Shelton’s career move signals a shift in the political landscape towards social conservatism. It is an inevitable response to the radical social change being imposed by far-left extremists. 

No longer can Christian politicians be regarded as fringe-dwellers. Whether you are religious or not, Western civilisation has its roots in Christian values, and an assault on one is an assault on both. Without such a framework, you are literally blind the dangers of identity politics, Marxism’s new guise. 

The philosophical objection that is quickly raised in objection, is the much-misunderstood principle of, the ‘separation of church and state.’ What this means in practice is that anyone is entitled to express their opinion, as long as they’re not a Christian. As Augusto Zimmerman, argues:

Since our modern society is largely viewed as ‘secular’ and ‘multicultural,’ Christianity is almost never mentioned, much less promoted, in political and intellectual discourse. When it is mentioned among the nation’s public figures, Christian values and traditions are sometimes critiqued, even brushed aside with contempt.

However, the ‘separation of Church and State’ never meant, as is so often claimed today, the expulsion of the Church by the State.
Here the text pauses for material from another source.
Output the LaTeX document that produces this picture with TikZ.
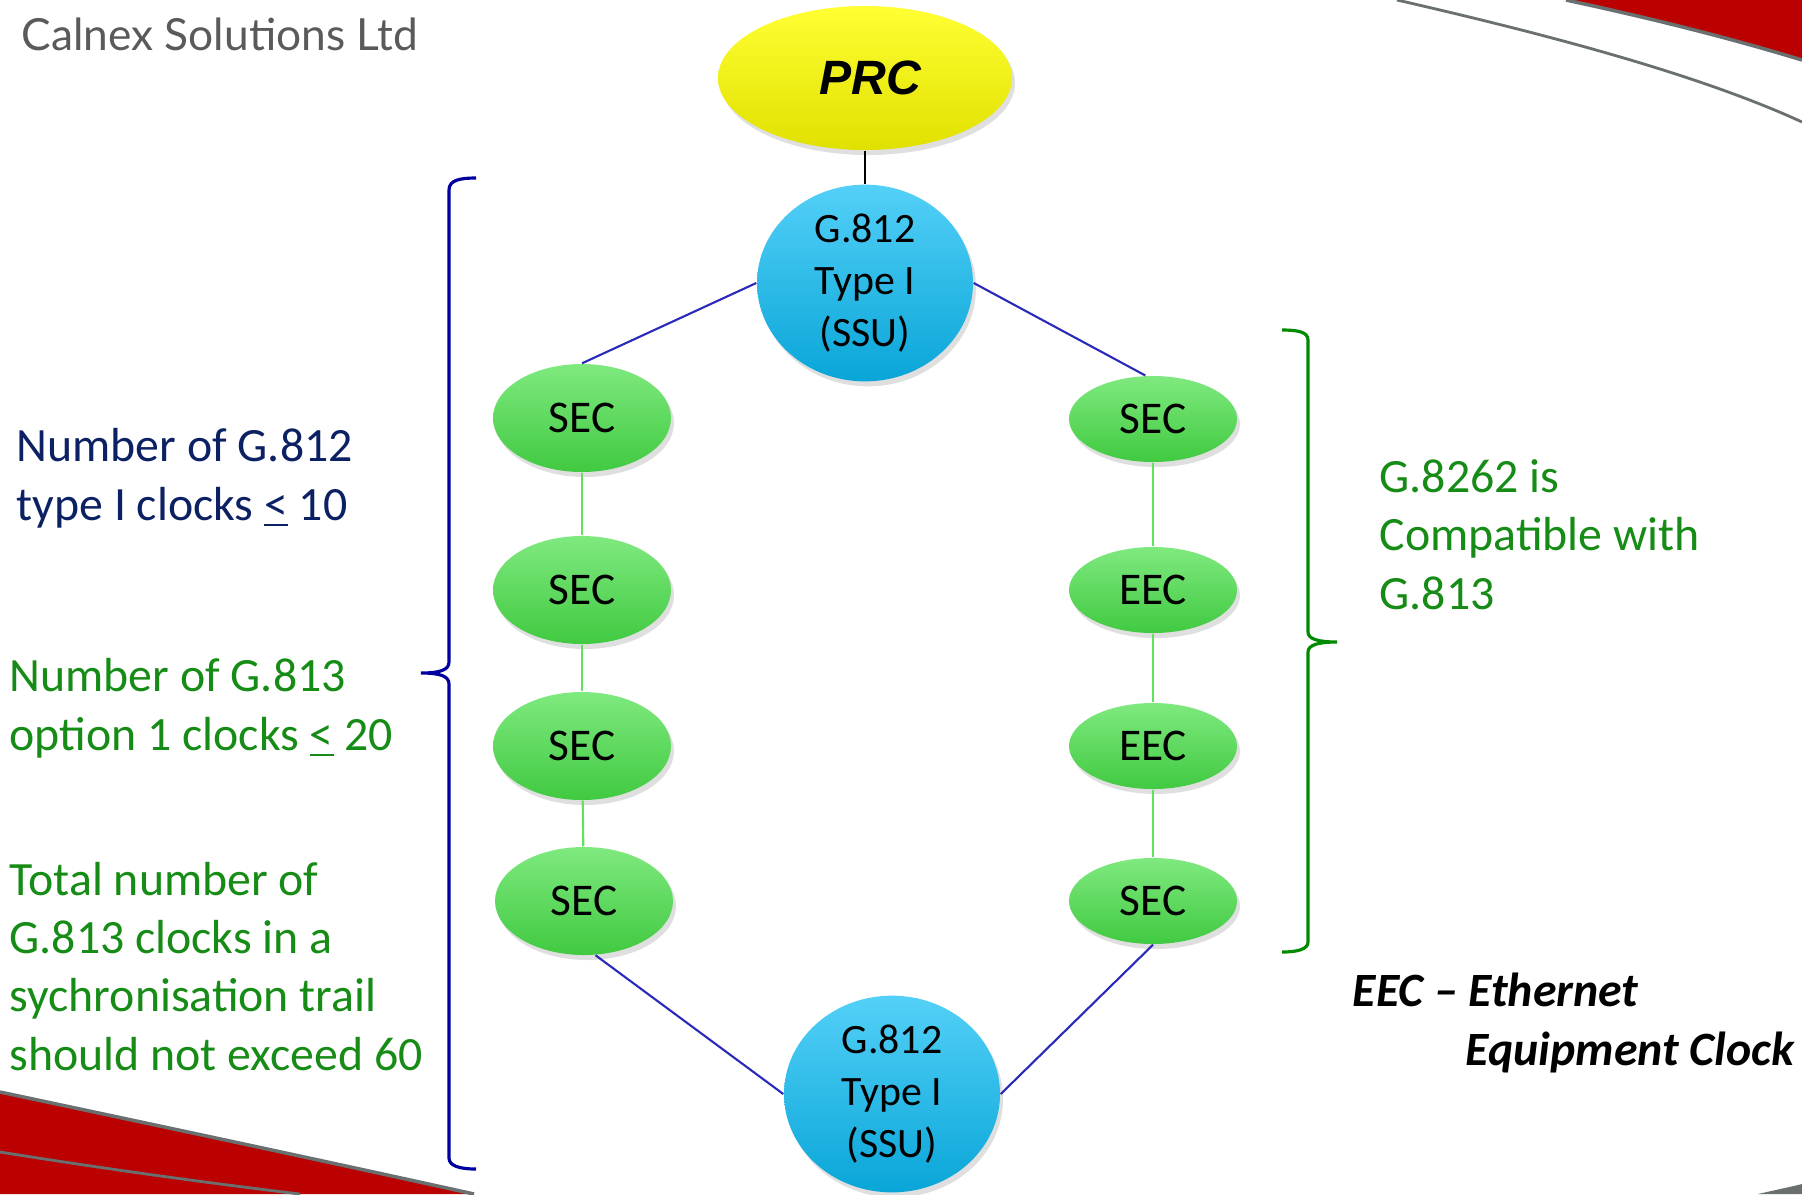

It simply meant that the State should not intrude into the realm of the Church but would actually support it! As Dr Stephen Chavura, of Macquarie University, quoting Jeremy Taylor who, back in 1856 wrote:

I have said that the duties of the state are of a ‘secular’ than a ‘spiritual’ order. That it has to consult the well being of the community over which it presides by the enactment of laws calculated to promote the public good. And that for these laws to be in the highest degree applicable to our wants they must be in accordance with the precepts of Christianity. Religion therefore must be recognised and encouraged by the state.

This highlights one of the most significant challenges when it comes to debate in the public square today. And that is, there is a concerted effort by what Anthony Fisher has labelled, “militant secularism”, to automatically dismiss one’s point of view simply because it is coming from a ‘religious’ perspective. Whether that’s Rees-Mogg in England or Shelton over here.
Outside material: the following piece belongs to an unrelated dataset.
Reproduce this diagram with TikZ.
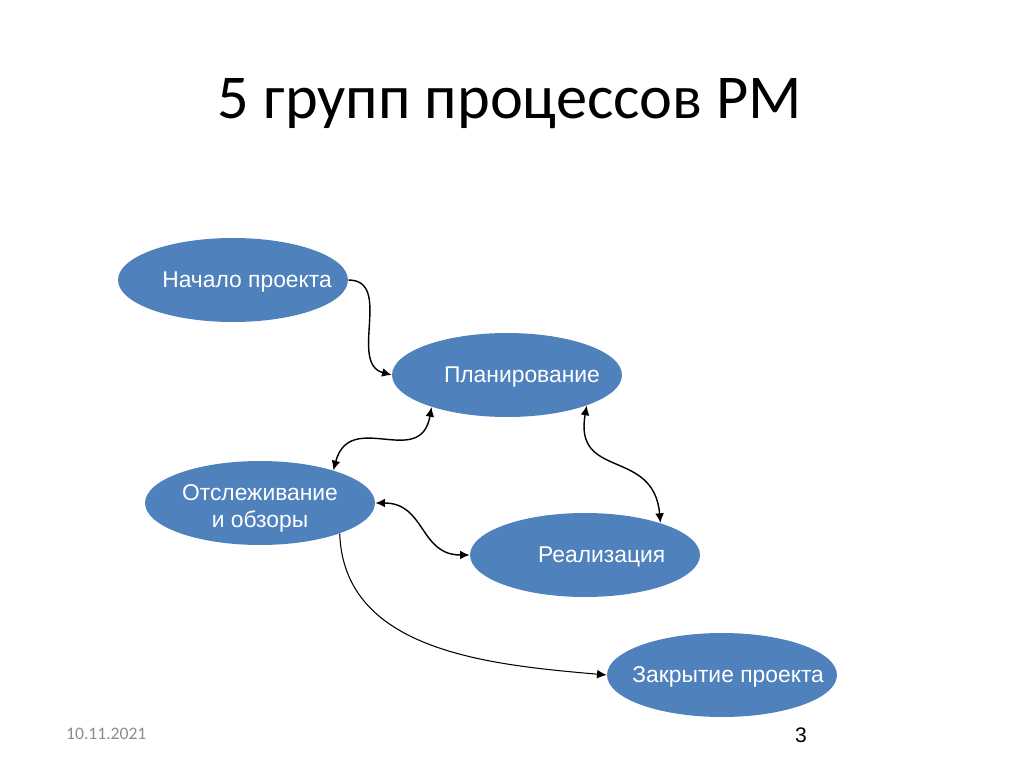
\documentclass[tikz,border=0pt]{standalone}
\usepackage{fontspec}
\setmainfont{Carlito}
\newfontfamily\arialfont{Liberation Sans}
\usetikzlibrary{shapes.geometric,arrows.meta}

\begin{document}
\begin{tikzpicture}[x=0.02cm,y=-0.02cm,
  proc/.style={ellipse,fill=procblue,inner sep=0,minimum width=4.6cm,minimum height=1.68cm},
  proclbl/.style={text=white,font=\arialfont\fontsize{13}{15}\selectfont,align=center},
  link/.style={line width=0.8pt,-{Latex[length=5.5pt,width=5pt]}},
  twoway/.style={line width=0.8pt,{Latex[length=5.5pt,width=5pt]}-{Latex[length=5.5pt,width=5pt]}}]
\definecolor{procblue}{HTML}{4F81BD}
\definecolor{dategray}{HTML}{8C8C8C}
\useasboundingbox (0,0) rectangle (1024,767);
\node[anchor=base] (title) at (510,118) {\fontsize{35.5}{42}\selectfont 5 групп процессов PM};
  \foreach \nm/\x/\y/\dx/\dy/\txt in {start/233/280/8/-1/{Начало проекта},plan/507/375/8.5/-1/Планирование,
      mon/260/503/0/-3/{Отслеживание\\и обзоры},exec/585/555/9.5/-1/Реализация,close/722/675/3.5/-1/{Закрытие проекта}}
  {  \node [proc,label={[proclbl,xshift=\dx,yshift=\dy]center:\txt}] (\nm) at (\x,\y) {};}
\draw[link] (start.east) to[out=0,in=165,looseness=1.1] (plan.west);
\draw[twoway] (plan.-157) to[out=-100,in=75,looseness=1.4] (mon.24);
\draw[twoway] (plan.-21) to[out=-100,in=95,looseness=1.4] (exec.23);
\draw[twoway] (mon.east) to[out=0,in=180,looseness=1.2] (exec.west);
\draw[link,line width=0.6pt] (mon.-21) to[out=-88,in=175] (close.west);
\node[anchor=base west,text=dategray,font=\fontsize{10}{12}\selectfont] (date) at (60,739) {10.11.2021};
\node[anchor=base,font=\arialfont\fontsize{12}{14}\selectfont] (page) at (801,742) {3};
\end{tikzpicture}
\end{document}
However, this is a profound denial of free speech in general, and religious freedom in particular. I mean, why should atheistic materialists be the only ones to be able to express their views whereas everyone else has to remain silent? As Zimmerman states:

Although radical secularists have tried to turn the separation of church and state into the separation of beliefs and state, it is actually a profound mistake to confuse the autonomy exercised by the different churches with the democratic right of individual believers to participate in political life. There is nothing in the constitution of western democracies that justifies the suppression of religious discourse in the public sphere. Nor is there anything that could possibly justify the denial of equal rights of free speech for all people, religious or not. By dictating what people can say and treating the most fundamental aspect of their lives exclusively as a private matter, those who view the moral duty of Christians to act in accordance with their religious conscience as something that disqualifies them from political life are basically guilty of promoting an undemocratic form of secular intolerance. Such a form of secular radicalism has never been a natural step towards democratic maturity—quite to the contrary.

Both Shelton and Rees-Mogg are a great example of how social conservatives, and especially those with a religious faith, can serve the good of the whole community. Because true freedom means that everyone in our country should get a fair go. And not only that, but everyone’s voice is able to be heard.

Mark Powell is the Associate Pastor of Cornerstone Presbyterian Church, Strathfield.